Caos assoluto. Non sono affatto metodica, sono una che si carica, a manovella!, e che fa tutto da sola. Ci sono periodi in cui scrivo poco, un paio di canzoni e subito mi fermo, e altri in cui compongo a ritmo serrato: due settimane fa, ad esempio, ho scritto tre pezzi in mezza giornata. Sono un po’ bulimica, in tal senso. Ma sento sempre più forte il profumo della libertà di scrivere ciò che voglio. Non pensando se piacerà alla casa discografica, se lo passeranno le radio, se lo applaudirà il pubblico: è un presupposto vitale senza il quale non si è artisti, si resta mestieranti.

Nel 2009 hai composto un romanzo a quattro mani: come cambia la scrittura di un brano da quella di un libro?

È tutta un’altra storia, una dimensione diversa, divertente, autoriferita, quella del libro. Bellissima perché terapeutica, consentendoti di dare libero sfogo al tuo vissuto. E che ha poco a che vedere con la forma canzone. Come compositrice, la trovo più semplice per lo spazio illimitato che ti offre, per l’assenza di limiti fisici e di tempo.

Giorgio Gaber fra i tuoi massimi riferimenti cantautorali. Hai in caldo qualcosa che lo riguardi?

Sì, ce l’ho. O forse ce l’avevo. O meglio ce l’avrei.  Non so proprio come coniugarlo, questo verbo avere, perché la massiccia comunicazione mediatica su Gaber, negli ultimi tempi, in occasione del decennale della sua scomparsa, ha fatto un po’ sfumare il mio sogno di reinterpretarlo, di affrontarlo in chiave femminile, recuperando la sua capacità di raccontare storie aderenti al presente. Sono affezionatissima a tutto ciò che ha scritto, però, ed ascoltarlo è sempre un grande momento.

Da compositrice, e da compratrice di musica, qual è il tuo rapporto col web?

Vivacissimo. Aspetto con ansia l’arrivo di Spotify in Italia – una piattaforma gratuita di musica in streaming, nata in Svezia dove ha risollevato il mercato discografico del 30/40%  – sperando che anche da noi faccia altrettanto, che diventi la norma. Senza più interferenze decisionali da parte delle radio, ma col pubblico che sceglie ciò che vuole.

Ti rivedi nei video di Youtube? E fra i commenti di Facebook?

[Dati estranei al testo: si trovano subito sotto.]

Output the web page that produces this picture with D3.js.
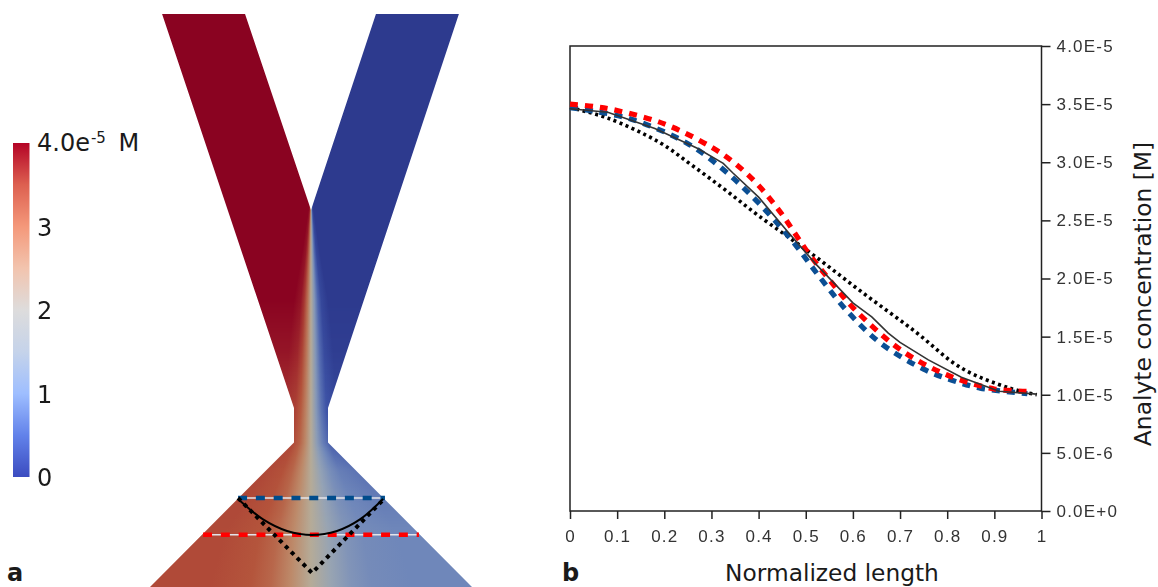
<!DOCTYPE html>
<html>
<head>
<meta charset="utf-8">
<script src="https://cdn.jsdelivr.net/npm/d3@7"></script>
<style>
  html, body { margin: 0; padding: 0; background: #fff; }
  svg { display: block; }
  .tick-label { font-family: "Liberation Sans", sans-serif; font-size: 17px; letter-spacing: 1.2px; fill: #333; }
  .big-label { font-family: "DejaVu Sans", sans-serif; fill: #1a1a1a; }
</style>
</head>
<body>
<svg id="chart" width="1158" height="587"></svg>
<script>
// ---- panel b values, normalized length vs concentration (in 1e-5 M)
const redX = [0, 0.05, 0.1, 0.2, 0.3, 0.35, 0.4, 0.45, 0.5, 0.55, 0.6, 0.7, 0.8, 0.9, 0.97];
const redY = [3.5, 3.48, 3.445, 3.33, 3.13, 2.99, 2.8, 2.55, 2.25, 1.99, 1.75, 1.39, 1.17, 1.05, 1.03];

const blueX = [0, 0.05, 0.13, 0.25, 0.33, 0.4, 0.47, 0.53, 0.59, 0.66, 0.75, 0.81, 0.87, 0.97];
const blueY = [3.47, 3.44, 3.37, 3.16, 2.92, 2.65, 2.33, 2.01, 1.71, 1.44, 1.22, 1.125, 1.057, 1.01];

const solidX = [0, 0.08, 0.18, 0.27, 0.325, 0.345, 0.4, 0.46, 0.52, 0.6, 0.64, 0.675, 0.7, 0.76, 0.83, 0.91, 0.99];
const solidY = [3.46, 3.43, 3.29, 3.12, 2.99, 2.91, 2.7, 2.41, 2.13, 1.79, 1.67, 1.53, 1.45, 1.3, 1.15, 1.03, 1.005];

const dotX = [0, 0.08, 0.19, 0.26, 0.33, 0.4, 0.51, 0.62, 0.73, 0.83, 0.93, 0.99];
const dotY = [3.47, 3.38, 3.17, 2.97, 2.76, 2.54, 2.22, 1.88, 1.55, 1.23, 1.06, 1.0];

const xTicks = [0, 0.1, 0.2, 0.3, 0.4, 0.5, 0.6, 0.7, 0.8, 0.9, 1];
const xTickLabels = ["0", "0.1", "0.2", "0.3", "0.4", "0.5", "0.6", "0.7", "0.8", "0.9", "1"];
const yTicks = [0, 0.5, 1, 1.5, 2, 2.5, 3, 3.5, 4];
const yTickLabels = ["0.0E+0", "5.0E-6", "1.0E-5", "1.5E-5", "2.0E-5", "2.5E-5", "3.0E-5", "3.5E-5", "4.0E-5"];

// ---- panel a colour bar
const barTicks = [0, 1, 2, 3];
const barStops = [0, 0.125, 0.25, 0.375, 0.5, 0.625, 0.75, 0.875, 1];
const barColors = ["#3b4cc0", "#6282ea", "#9ebeff", "#c5d3ea", "#dddcdc", "#f2c4ae", "#f4987a", "#dd6050", "#b40426"];

// ---- panel a channel, in throat half widths (u across, v down from the top)
const channelU = [-8.76, -3.88, 0, 3.82, 8.7, 1, 1, 9.47, -9.47, -1, -1];
const channelV = [0, 0, 11.53, 0, 0, 23.18, 25.2, 33.7, 33.7, 25.2, 23.18];

// mixing field, read along the channel
const fieldV = [11.5, 13.9, 16.8, 19.8, 23.2, 25.2, 26.8, 30.4, 33.8];
const fieldW = [0.06, 0.2, 0.4, 0.52, 0.6, 0.7, 1.1, 2.0, 2.4];
const fieldRed = [0.5, 0.5, 0.5, 0.46, 0.38, 0.36, 0.34, 0.33, 0.33];
const fieldBlue = [0.5, 0.5, 0.5, 0.49, 0.46, 0.42, 0.35, 0.3, 0.3];
const profileD = [-2.5, -1.5, -1, -0.5, 0, 0.5, 1, 1.5, 2.5];
const profileC = [-1, -0.92, -0.76, -0.45, 0, 0.45, 0.76, 0.92, 1];
const fieldStops = [0, 0.08, 0.2, 0.35, 0.5, 0.65, 0.8, 0.9, 1];
const fieldColors = ["#2d3a8e", "#3f55a8", "#6f87ba", "#95a3b5", "#b5ab98", "#bd8a6a", "#b5563c", "#a32f2f", "#8a0321"];

// lines drawn over the outlet
const blueCutU = [-4.29, 4.35], blueCutV = [28.47, 28.47];
const redCutU = [-6.35, 6.35], redCutV = [30.63, 30.63];
const arcU = [-4.29, -2.82, -1.41, 0.06, 1.53, 2.88, 4.24];
const arcV = [28.53, 29.73, 30.41, 30.65, 30.41, 29.73, 28.53];
const veeU = [-4.29, 0.06, 4.35];
const veeV = [28.47, 32.88, 28.47];

const svg = d3.select("#chart");
const defs = svg.append("defs");
const zip = (a, b) => a.map((d, i) => [d, b[i]]);

// ---------- panel a
const flowX = d3.scaleLinear().domain([-1, 1]).range([294, 328]);
const flowY = d3.scaleLinear().domain([0, 34]).range([14, 592]);
const fieldColor = d3.scaleLinear().domain(fieldStops).range(fieldColors);
const widthAt = d3.scaleLinear().domain(fieldV).range(fieldW).clamp(true);
const redAt = d3.scaleLinear().domain(fieldV).range(fieldRed).clamp(true);
const blueAt = d3.scaleLinear().domain(fieldV).range(fieldBlue).clamp(true);
const profile = d3.scaleLinear().domain(profileD).range(profileC).clamp(true);

const flowLine = d3.line().x(d => flowX(d[0])).y(d => flowY(d[1]));

defs.append("clipPath").attr("id", "channel")
  .append("path")
  .attr("d", flowLine(zip(channelU, channelV)) + "Z");

const panelA = svg.append("g").attr("class", "panel-a").style("filter", "blur(0.5px)");
const field = panelA.append("g").attr("clip-path", "url(#channel)");

// the field is painted row by row, each row with its own gradient across the channel
d3.range(14, 587).forEach(row => {
  const v = flowY.invert(row);
  const w = widthAt(v);
  const id = "row" + row;
  const grad = defs.append("linearGradient").attr("id", id)
    .attr("gradientUnits", "userSpaceOnUse")
    .attr("x1", flowX(-2.5 * w)).attr("x2", flowX(2.5 * w))
    .attr("y1", 0).attr("y2", 0);
  profileD.forEach(d => {
    const p = profile(d);
    // d < 0 is the left, red side
    const c = p < 0 ? 0.5 - redAt(v) * p : 0.5 - blueAt(v) * p;
    grad.append("stop")
      .attr("offset", (d - profileD[0]) / 5)
      .attr("stop-color", fieldColor(c));
  });
  field.append("rect")
    .attr("x", flowX(-10)).attr("width", flowX(10) - flowX(-10))
    .attr("y", row).attr("height", 1)
    .attr("shape-rendering", "crispEdges")
    .attr("fill", `url(#${id})`);
});

// cut lines with the pale core under the dashes
[[blueCutU, blueCutV, "#004c8c"], [redCutU, redCutV, "#ff0000"]].forEach(([u, v, col]) => {
  panelA.append("path").attr("d", flowLine(zip(u, v)))
    .attr("fill", "none").attr("stroke", "#e4e4ea").attr("stroke-width", 1.6);
  panelA.append("path").attr("d", flowLine(zip(u, v)))
    .attr("fill", "none").attr("stroke", col).attr("stroke-width", 4.5)
    .attr("stroke-dasharray", "9 8.8");
});

panelA.append("path")
  .attr("d", flowLine.curve(d3.curveCatmullRom)(zip(arcU, arcV)))
  .attr("fill", "none").attr("stroke", "#000").attr("stroke-width", 2);
flowLine.curve(d3.curveLinear);
panelA.append("path")
  .attr("d", flowLine(zip(veeU, veeV)))
  .attr("fill", "none").attr("stroke", "#000").attr("stroke-width", 4)
  .attr("stroke-dasharray", "4 4.4");

// colour bar
const barY = d3.scaleLinear().domain([0, 4]).range([477, 143]);
const barGrad = defs.append("linearGradient").attr("id", "barGrad")
  .attr("x1", 0).attr("x2", 0).attr("y1", 1).attr("y2", 0);
barStops.forEach((s, i) => {
  barGrad.append("stop").attr("offset", s).attr("stop-color", barColors[i]);
});
panelA.append("rect")
  .attr("x", 13).attr("y", barY(4))
  .attr("width", 16.5).attr("height", barY(0) - barY(4))
  .attr("fill", "url(#barGrad)");

panelA.selectAll(".bar-label").data(barTicks).join("text")
  .attr("class", "big-label bar-label")
  .attr("x", 37).attr("y", d => barY(d) + 9)
  .style("font-size", "24px")
  .text(d => d);

const topLabel = svg.append("text").attr("class", "big-label")
  .attr("x", 37).attr("y", barY(4) + 8)
  .style("font-size", "24px");
topLabel.append("tspan").text("4.0e");
topLabel.append("tspan").attr("dy", -8).attr("dx", 1).style("font-size", "15px").text("-5");
topLabel.append("tspan").attr("dy", 8).attr("dx", 5).text(" M");

svg.append("text").attr("class", "big-label")
  .attr("x", 7).attr("y", 581)
  .style("font-size", "24px").style("font-weight", "bold").text("a");

// ---------- panel b
const x = d3.scaleLinear().domain([0, 1]).range([570, 1041.5]);
const y = d3.scaleLinear().domain([0, 4]).range([511, 46]);

const panelB = svg.append("g").attr("class", "panel-b").style("filter", "blur(0.55px)");

panelB.append("rect")
  .attr("x", x(0)).attr("y", y(4))
  .attr("width", x(1) - x(0)).attr("height", y(0) - y(4))
  .attr("fill", "none").attr("stroke", "#222").attr("stroke-width", 1.5);

const xAxis = d3.axisBottom(x).tickValues(xTicks).tickSize(8).tickPadding(11)
  .tickFormat((d, i) => xTickLabels[i]);
const yAxis = d3.axisRight(y).tickValues(yTicks).tickSize(9).tickPadding(6)
  .tickFormat((d, i) => yTickLabels[i]);

const gx = panelB.append("g").attr("transform", `translate(0,${y(0)})`).call(xAxis);
const gy = panelB.append("g").attr("transform", `translate(${x(1)},0)`).call(yAxis);
[gx, gy].forEach(g => {
  g.select(".domain").remove();
  g.selectAll("line").attr("stroke", "#222").attr("stroke-width", 1.5);
  g.selectAll("text").attr("class", "tick-label").attr("fill", null);
});

const curve = d3.line().x(d => x(d[0])).y(d => y(d[1])).curve(d3.curveCatmullRom);
const straight = d3.line().x(d => x(d[0])).y(d => y(d[1]));

panelB.append("path").attr("d", curve(zip(dotX, dotY)))
  .attr("fill", "none").attr("stroke", "#000").attr("stroke-width", 3.6)
  .attr("stroke-dasharray", "3 3.5");
panelB.append("path").attr("d", curve(zip(blueX, blueY)))
  .attr("fill", "none").attr("stroke", "#0b4f94").attr("stroke-width", 5.2)
  .attr("stroke-dasharray", "8 7");
panelB.append("path").attr("d", curve(zip(redX, redY)))
  .attr("fill", "none").attr("stroke", "#ff0000").attr("stroke-width", 5.2)
  .attr("stroke-dasharray", "8 7");
panelB.append("path").attr("d", straight(zip(solidX, solidY)))
  .attr("fill", "none").attr("stroke", "#333").attr("stroke-width", 1.6);

svg.append("text").attr("class", "big-label")
  .attr("x", 832).attr("y", 581).attr("text-anchor", "middle")
  .style("font-size", "23.3px").text("Normalized length");

svg.append("text").attr("class", "big-label")
  .attr("transform", "translate(1151,294) rotate(-90)")
  .attr("text-anchor", "middle")
  .style("font-size", "23.4px").text("Analyte concentration [M]");

svg.append("text").attr("class", "big-label")
  .attr("x", 562).attr("y", 581)
  .style("font-size", "24px").style("font-weight", "bold").text("b");
</script>
</body>
</html>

Certo. Ho un legame superattivo coi social network. Non morboso, s’intende, ma ci tengo e ci credo molto, all’interconnessione.

Chi monopolizza il tuo lettore mp3 in questo momento?

Sto ascoltando molti vecchi cantautori nostrani, dai due Lucio della musica italiana, Dalla e Battisti, a Franco Battiato. E poi alcuni gruppi nuovi, conosciuti proprio su Spotify, come i Fruit Pets e Bon Iver. Mentre l’ultimo disco che ho comprato, ipnotico, è "I lupi" dei Tre allegri ragazzi morti.

Il brano che, se non fossi Paola Turci, accosteresti a Paola Turci.

Stato di calma apparente. Che è la prima canzone che ho scritto.